Using a notation close to what you used, the total number of customers $\mathcal{N}$ is: $$ \mathcal{N} = \sum_{i=1}^{n} N_i $$

The mean $\overline{X}$ of your data can be computed by: $$ \overline{X} = \frac{\sum_{i=1}^{n} N_i X_i}{\mathcal{N}} $$ where $n$ is the number of shipment categories.
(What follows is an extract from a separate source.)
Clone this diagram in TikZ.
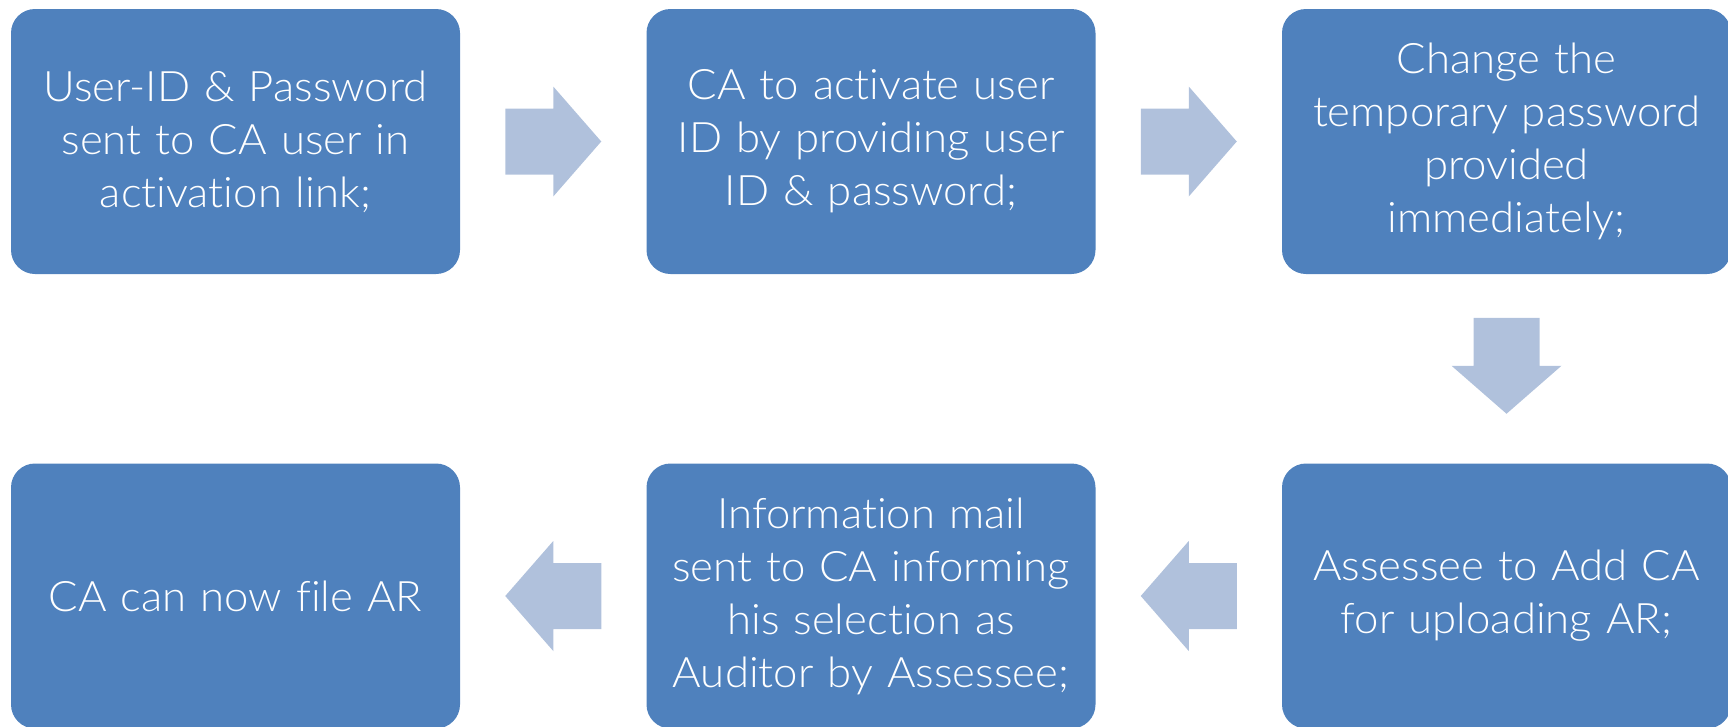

And the variance $s^2$ of your data can be computed by: $$ s^2 = \frac{\sum_{i=1}^{n} N_i X_i^2 - \mathcal{N} \overline{X}^2}{\mathcal{N} - 1} $$

In the data you presented, you have $\mathcal{N} = 1401$, $\overline{X} = 4.755$ and $s^2 = 46.826$, so I would say that the Poisson distribution may not have a good fit to your data.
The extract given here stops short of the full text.